Seeing Shakespeare himself in this context was unexpectedly affecting. Not the monumental literary figure, but a man pulled between home and obligation. After the death of his son, he returns to London because the theatre company needs him. He does not stay to grieve alongside his wife. That is partly necessity, partly avoidance, and partly the way work so often becomes a refuge.
That pattern felt familiar. There were years when I left home on Sunday evening and returned on Friday night, travelling for consultancy work. Well paid, yes. But not kind to personal life. The film doesn’t judge him for leaving. It simply shows the cost.
One of the most talked-about moments is Agnes’s scream when she learns of her son’s death. It is raw and animal, and people often remark on it. Watching that scene stirred something I had forgotten. I have screamed like that. Louder, longer. I screamed until there was nothing left, and then I collapsed, completely spent.
I had sealed that memory away. Not erased it, just stored it without words. The film didn’t overwhelm me by bringing it back. It reminded me. It returned something lived, something bodily, that had never been properly named.
Near the end of the film, Agnes goes to the Globe Theatre with her brother.
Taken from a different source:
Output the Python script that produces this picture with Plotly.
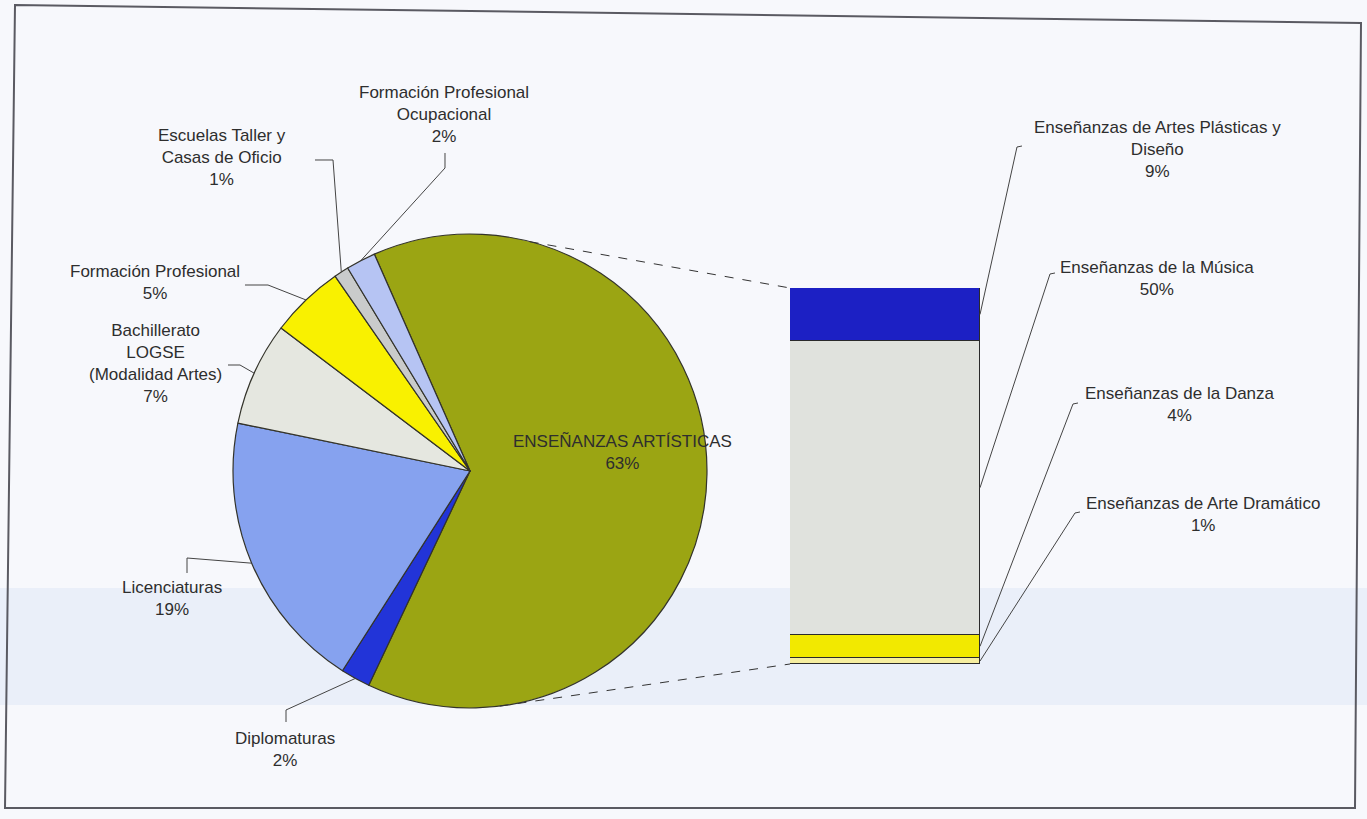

Until this point, I am not sure she has fully understood what Shakespeare’s work is doing in the world. She knows he writes; she knows the theatre claims him, but the meaning of it feels distant, abstract.
Standing among the groundlings, she finally hears the words as they land on other people. At first she is restless, almost shouty, especially when she realises their son is being invoked on stage. And then something shifts. She grows still. She begins to listen. It is as if she is absorbing, perhaps for the first time, what his work offers to others, and why it matters beyond their private grief.
Shakespeare is on stage, playing the ghost. At one point, he sees her in the crowd. Something passes between them, not spoken, but felt. A recognition, perhaps. Or a deeper understanding, shaped not through conversation, but through what the play itself is holding.
When the actor playing their son appears, Agnes reaches out and touches him. Others reach out too. It echoes the way she has always known the world, through touch, through contact, through presence. Max Richter’s music rises, steady and insistent, and the boundary between past and present feels thin enough to cross.
That was when the tears came. Not sharply, just steadily.
Watching that scene also folded my own past into the film. My second husband and I once had season tickets at Shakespeare’s Globe. We began as groundlings, then endured the hard benches, and eventually had a box. We took food and drink. We went to every play, every year, for several years. Seeing the Globe on screen brought all of that back, quietly and without drama.
I saw the film with my friend Kate, and I was glad of that. There is something steadying about watching a film like this alongside someone else. You don’t have to explain your response. You don’t have to manage it alone. The experience is shared, even in silence.
As the film drew to a close, there was no sense of resolution, no neat easing back into light. What stayed with me was the quiet aftershock of it. I left the cinema feeling drained and slightly shell-shocked, in a good way. As if something had been loosened, or gently rearranged.
My film reviews are never about what happened on screen. They are about what lingers afterwards. Hamnet stayed with me. And I suspect it will continue to do so, quietly, for some time.